▸ **INSTRUCTIONS TO FOLLOW**
Without the pictures, return all of the material exactly as written.

· · · · · · ·

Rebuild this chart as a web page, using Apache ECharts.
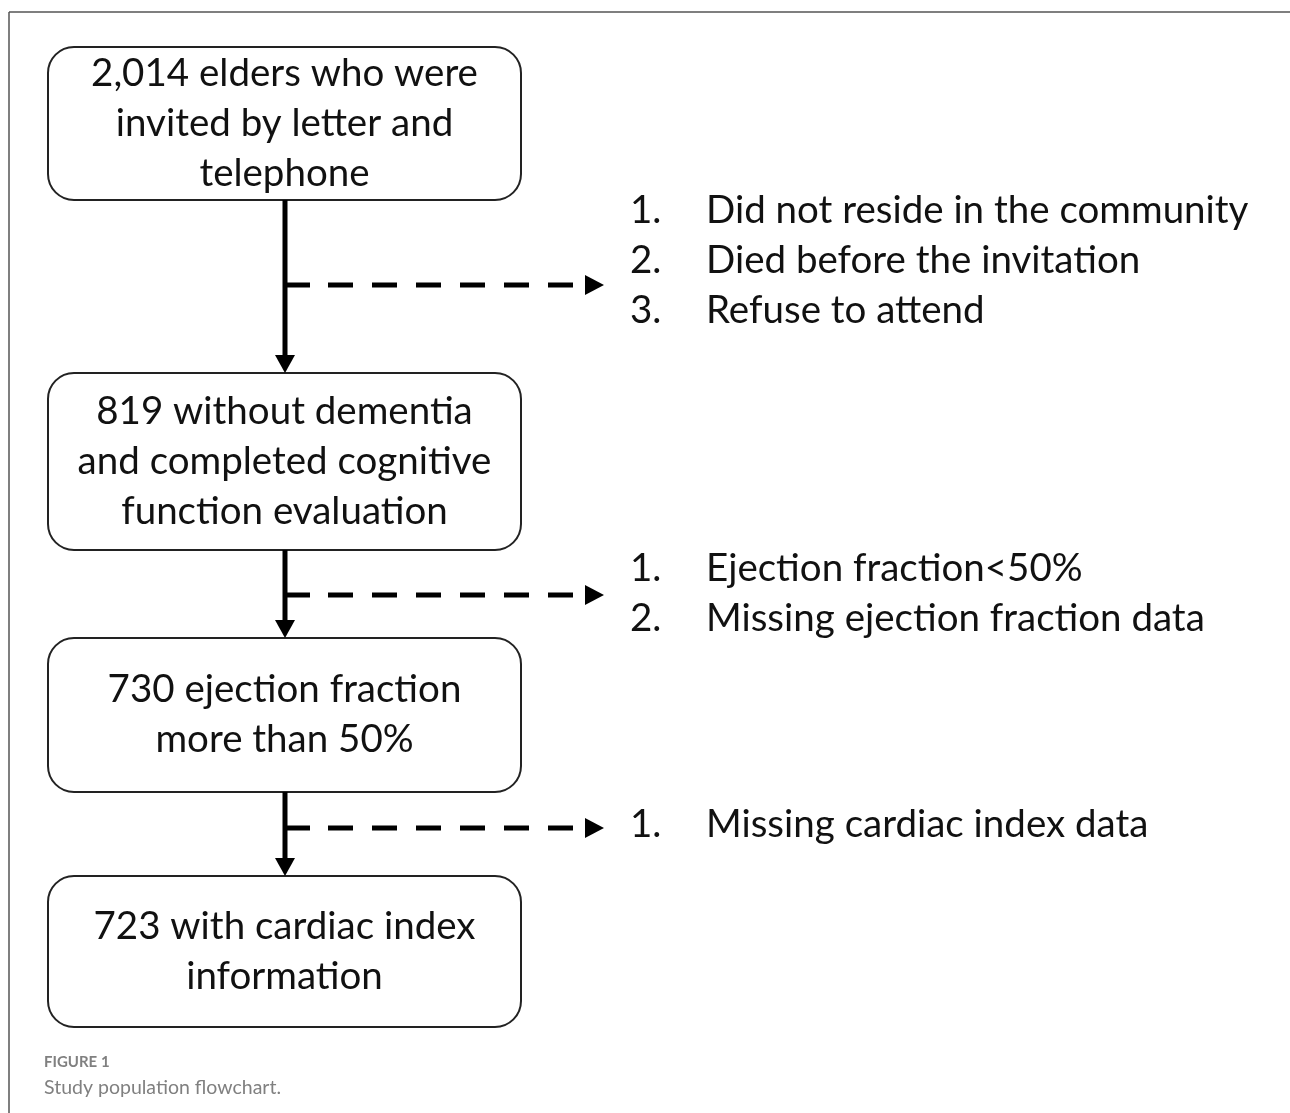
<!DOCTYPE html>
<html>
<head>
<meta charset="utf-8">
<script src="https://cdn.jsdelivr.net/npm/echarts@6/dist/echarts.min.js"></script>
<style>
  html, body { margin: 0; padding: 0; background: #fff; }
  #main { width: 1290px; height: 1113px; }
</style>
</head>
<body>
<div id="main"></div>
<script>
// flowchart content
var boxTexts = [
  ['2,014 elders who were', 'invited by letter and', 'telephone'],
  ['819 without dementia', 'and completed cognitive', 'function evaluation'],
  ['730 ejection fraction', 'more than 50%'],
  ['723 with cardiac index', 'information']
];
var exclusions = [
  ['Did not reside in the community', 'Died before the invitation', 'Refuse to attend'],
  ['Ejection fraction<50%', 'Missing ejection fraction data'],
  ['Missing cardiac index data']
];
var captionTitle = 'FIGURE 1';
var captionText = 'Study population flowchart.';

// layout
var boxLeft = 48, boxRight = 521;
var boxTop = [47, 373, 638, 876];
var boxBottom = [200, 550, 792, 1027];
var branchY = [285, 595, 828];
var exclTop = [211, 569, 825];
var lineH = 50;
var stemX = 285;
var font = 'Lato, "Open Sans", sans-serif';
var fs = '38.5px ';

var myChart = echarts.init(document.getElementById('main'));
var g = [];

// frame
g.push({ type: 'line', shape: { x1: 9, y1: 12, x2: 1290, y2: 12 }, style: { stroke: '#555', lineWidth: 1.5 } });
g.push({ type: 'line', shape: { x1: 9, y1: 12, x2: 9, y2: 1113 }, style: { stroke: '#555', lineWidth: 1.5 } });

boxTexts.forEach(function (lines, i) {
  var top = boxTop[i], bot = boxBottom[i];
  g.push({
    type: 'rect',
    shape: { x: boxLeft, y: top, width: boxRight - boxLeft, height: bot - top, r: 26 },
    style: { fill: '#fff', stroke: '#222', lineWidth: 2 }
  });
  var cy = (top + bot) / 2;
  var y0 = cy - (lines.length - 1) * lineH / 2;
  lines.forEach(function (t, j) {
    g.push({
      type: 'text',
      style: { text: t, x: (boxLeft + boxRight) / 2, y: y0 + j * lineH, align: 'center', verticalAlign: 'middle', font: fs + font, fill: '#111' }
    });
  });
});

// arrows between boxes
for (var i = 0; i < boxTexts.length - 1; i++) {
  var y1 = boxBottom[i], y2 = boxTop[i + 1];
  g.push({ type: 'line', shape: { x1: stemX, y1: y1, x2: stemX, y2: y2 - 16 }, style: { stroke: '#000', lineWidth: 5 } });
  g.push({ type: 'polygon', shape: { points: [[stemX - 10, y2 - 18], [stemX + 10, y2 - 18], [stemX, y2]] }, style: { fill: '#000' } });

  var by = branchY[i];
  g.push({ type: 'line', shape: { x1: stemX, y1: by, x2: 310, y2: by }, style: { stroke: '#000', lineWidth: 5 } });
  g.push({ type: 'line', shape: { x1: 328, y1: by, x2: 585, y2: by }, style: { stroke: '#000', lineWidth: 5, lineDash: [25, 19] } });
  g.push({ type: 'polygon', shape: { points: [[585, by - 10], [585, by + 10], [604, by]] }, style: { fill: '#000' } });

  exclusions[i].forEach(function (t, j) {
    var ty = exclTop[i] + j * lineH;
    g.push({ type: 'text', style: { text: (j + 1) + '.', x: 630, y: ty, verticalAlign: 'middle', font: fs + font, fill: '#111' } });
    g.push({ type: 'text', style: { text: t, x: 706, y: ty, verticalAlign: 'middle', font: fs + font, fill: '#111' } });
  });
}

// caption
g.push({ type: 'text', style: { text: captionTitle, x: 44, y: 1062, verticalAlign: 'middle', font: 'bold 15px ' + font, fill: '#808080' } });
g.push({ type: 'text', style: { text: captionText, x: 44, y: 1088, verticalAlign: 'middle', font: '19.5px ' + font, fill: '#808080' } });

var option = {
  animation: false,
  graphic: { elements: g }
};
myChart.setOption(option);
</script>
</body>
</html>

· · · · · · ·

▸ **EXERCISE RESULT**
Rebuild this chart as a web page, using Apache ECharts.
<!DOCTYPE html>
<html>
<head>
<meta charset="utf-8">
<script src="https://cdn.jsdelivr.net/npm/echarts@6/dist/echarts.min.js"></script>
<style>
  html, body { margin: 0; padding: 0; background: #fff; }
  #main { width: 1290px; height: 1113px; }
</style>
</head>
<body>
<div id="main"></div>
<script>
// flowchart content
var boxTexts = [
  ['2,014 elders who were', 'invited by letter and', 'telephone'],
  ['819 without dementia', 'and completed cognitive', 'function evaluation'],
  ['730 ejection fraction', 'more than 50%'],
  ['723 with cardiac index', 'information']
];
var exclusions = [
  ['Did not reside in the community', 'Died before the invitation', 'Refuse to attend'],
  ['Ejection fraction<50%', 'Missing ejection fraction data'],
  ['Missing cardiac index data']
];
var captionTitle = 'FIGURE 1';
var captionText = 'Study population flowchart.';

// layout
var boxLeft = 48, boxRight = 521;
var boxTop = [47, 373, 638, 876];
var boxBottom = [200, 550, 792, 1027];
var branchY = [285, 595, 828];
var exclTop = [211, 569, 825];
var lineH = 50;
var stemX = 285;
var font = 'Lato, "Open Sans", sans-serif';
var fs = '38.5px ';

var myChart = echarts.init(document.getElementById('main'));
var g = [];

// frame
g.push({ type: 'line', shape: { x1: 9, y1: 12, x2: 1290, y2: 12 }, style: { stroke: '#555', lineWidth: 1.5 } });
g.push({ type: 'line', shape: { x1: 9, y1: 12, x2: 9, y2: 1113 }, style: { stroke: '#555', lineWidth: 1.5 } });

boxTexts.forEach(function (lines, i) {
  var top = boxTop[i], bot = boxBottom[i];
  g.push({
    type: 'rect',
    shape: { x: boxLeft, y: top, width: boxRight - boxLeft, height: bot - top, r: 26 },
    style: { fill: '#fff', stroke: '#222', lineWidth: 2 }
  });
  var cy = (top + bot) / 2;
  var y0 = cy - (lines.length - 1) * lineH / 2;
  lines.forEach(function (t, j) {
    g.push({
      type: 'text',
      style: { text: t, x: (boxLeft + boxRight) / 2, y: y0 + j * lineH, align: 'center', verticalAlign: 'middle', font: fs + font, fill: '#111' }
    });
  });
});

// arrows between boxes
for (var i = 0; i < boxTexts.length - 1; i++) {
  var y1 = boxBottom[i], y2 = boxTop[i + 1];
  g.push({ type: 'line', shape: { x1: stemX, y1: y1, x2: stemX, y2: y2 - 16 }, style: { stroke: '#000', lineWidth: 5 } });
  g.push({ type: 'polygon', shape: { points: [[stemX - 10, y2 - 18], [stemX + 10, y2 - 18], [stemX, y2]] }, style: { fill: '#000' } });

  var by = branchY[i];
  g.push({ type: 'line', shape: { x1: stemX, y1: by, x2: 310, y2: by }, style: { stroke: '#000', lineWidth: 5 } });
  g.push({ type: 'line', shape: { x1: 328, y1: by, x2: 585, y2: by }, style: { stroke: '#000', lineWidth: 5, lineDash: [25, 19] } });
  g.push({ type: 'polygon', shape: { points: [[585, by - 10], [585, by + 10], [604, by]] }, style: { fill: '#000' } });

  exclusions[i].forEach(function (t, j) {
    var ty = exclTop[i] + j * lineH;
    g.push({ type: 'text', style: { text: (j + 1) + '.', x: 630, y: ty, verticalAlign: 'middle', font: fs + font, fill: '#111' } });
    g.push({ type: 'text', style: { text: t, x: 706, y: ty, verticalAlign: 'middle', font: fs + font, fill: '#111' } });
  });
}

// caption
g.push({ type: 'text', style: { text: captionTitle, x: 44, y: 1062, verticalAlign: 'middle', font: 'bold 15px ' + font, fill: '#808080' } });
g.push({ type: 'text', style: { text: captionText, x: 44, y: 1088, verticalAlign: 'middle', font: '19.5px ' + font, fill: '#808080' } });

var option = {
  animation: false,
  graphic: { elements: g }
};
myChart.setOption(option);
</script>
</body>
</html>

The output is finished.